## Problem description
Each line containing the word "React" needs to be copied.

[Recorded data]
- - - - -

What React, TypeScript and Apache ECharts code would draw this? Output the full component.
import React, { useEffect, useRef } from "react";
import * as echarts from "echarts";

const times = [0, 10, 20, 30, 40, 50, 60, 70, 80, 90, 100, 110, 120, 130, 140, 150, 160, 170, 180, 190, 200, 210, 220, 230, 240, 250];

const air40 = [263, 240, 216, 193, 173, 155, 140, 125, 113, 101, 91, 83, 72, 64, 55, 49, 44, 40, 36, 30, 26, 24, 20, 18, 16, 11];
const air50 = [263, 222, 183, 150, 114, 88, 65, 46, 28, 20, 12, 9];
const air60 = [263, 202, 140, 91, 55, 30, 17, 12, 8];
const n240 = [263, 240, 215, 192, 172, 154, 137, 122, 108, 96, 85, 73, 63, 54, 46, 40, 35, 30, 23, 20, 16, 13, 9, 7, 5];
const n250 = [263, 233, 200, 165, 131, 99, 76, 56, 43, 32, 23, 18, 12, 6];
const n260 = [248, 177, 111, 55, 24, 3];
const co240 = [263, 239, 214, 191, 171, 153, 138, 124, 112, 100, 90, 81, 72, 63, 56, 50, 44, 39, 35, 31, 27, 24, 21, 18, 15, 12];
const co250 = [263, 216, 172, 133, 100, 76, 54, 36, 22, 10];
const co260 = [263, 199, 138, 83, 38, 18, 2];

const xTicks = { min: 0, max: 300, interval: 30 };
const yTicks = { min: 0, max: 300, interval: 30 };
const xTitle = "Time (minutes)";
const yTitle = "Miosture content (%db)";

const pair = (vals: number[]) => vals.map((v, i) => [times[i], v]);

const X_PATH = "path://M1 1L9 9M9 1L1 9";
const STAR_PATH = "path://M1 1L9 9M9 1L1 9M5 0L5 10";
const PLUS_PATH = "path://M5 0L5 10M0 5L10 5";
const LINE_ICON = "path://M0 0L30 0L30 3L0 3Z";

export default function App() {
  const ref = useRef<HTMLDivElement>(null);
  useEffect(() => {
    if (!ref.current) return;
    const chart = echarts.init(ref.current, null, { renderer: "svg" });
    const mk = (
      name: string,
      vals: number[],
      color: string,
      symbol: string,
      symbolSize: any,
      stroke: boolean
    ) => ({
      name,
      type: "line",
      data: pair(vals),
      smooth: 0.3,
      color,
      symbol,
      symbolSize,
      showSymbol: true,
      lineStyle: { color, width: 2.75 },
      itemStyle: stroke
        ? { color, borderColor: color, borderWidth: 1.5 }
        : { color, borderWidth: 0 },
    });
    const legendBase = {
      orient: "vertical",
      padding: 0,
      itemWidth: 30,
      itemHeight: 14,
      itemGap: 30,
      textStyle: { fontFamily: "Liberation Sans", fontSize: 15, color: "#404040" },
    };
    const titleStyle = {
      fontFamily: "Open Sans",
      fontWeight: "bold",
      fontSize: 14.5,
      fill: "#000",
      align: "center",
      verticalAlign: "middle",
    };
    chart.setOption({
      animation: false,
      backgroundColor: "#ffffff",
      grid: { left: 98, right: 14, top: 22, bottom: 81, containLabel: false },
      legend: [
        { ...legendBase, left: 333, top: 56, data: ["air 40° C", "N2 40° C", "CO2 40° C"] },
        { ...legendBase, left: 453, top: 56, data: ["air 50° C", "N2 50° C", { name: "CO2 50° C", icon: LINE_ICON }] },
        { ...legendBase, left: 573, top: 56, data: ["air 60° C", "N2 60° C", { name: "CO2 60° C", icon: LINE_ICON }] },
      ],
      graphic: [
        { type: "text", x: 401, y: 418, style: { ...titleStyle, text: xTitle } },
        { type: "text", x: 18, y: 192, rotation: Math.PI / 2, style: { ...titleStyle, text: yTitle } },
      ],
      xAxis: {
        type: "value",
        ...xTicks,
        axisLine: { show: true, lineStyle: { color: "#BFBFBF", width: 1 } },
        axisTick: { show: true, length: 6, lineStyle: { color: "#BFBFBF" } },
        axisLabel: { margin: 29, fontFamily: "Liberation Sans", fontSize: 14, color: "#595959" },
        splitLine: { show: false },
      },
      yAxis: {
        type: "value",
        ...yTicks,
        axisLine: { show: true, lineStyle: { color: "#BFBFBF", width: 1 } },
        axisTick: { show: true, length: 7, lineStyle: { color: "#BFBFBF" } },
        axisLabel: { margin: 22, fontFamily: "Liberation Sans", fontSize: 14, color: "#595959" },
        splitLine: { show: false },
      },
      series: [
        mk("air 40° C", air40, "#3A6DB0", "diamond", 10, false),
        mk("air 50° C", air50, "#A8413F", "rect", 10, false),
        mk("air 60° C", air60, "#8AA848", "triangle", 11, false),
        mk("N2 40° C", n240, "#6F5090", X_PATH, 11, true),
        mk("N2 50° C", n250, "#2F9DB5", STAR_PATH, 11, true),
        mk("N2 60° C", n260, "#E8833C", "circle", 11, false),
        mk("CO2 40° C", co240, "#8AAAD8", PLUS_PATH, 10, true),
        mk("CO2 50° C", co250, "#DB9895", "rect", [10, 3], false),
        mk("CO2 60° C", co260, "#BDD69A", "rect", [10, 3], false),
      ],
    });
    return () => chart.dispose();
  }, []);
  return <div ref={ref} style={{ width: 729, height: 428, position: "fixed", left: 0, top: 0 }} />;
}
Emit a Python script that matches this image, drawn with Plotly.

- - - - -

## Result
What React, TypeScript and Apache ECharts code would draw this? Output the full component.
import React, { useEffect, useRef } from "react";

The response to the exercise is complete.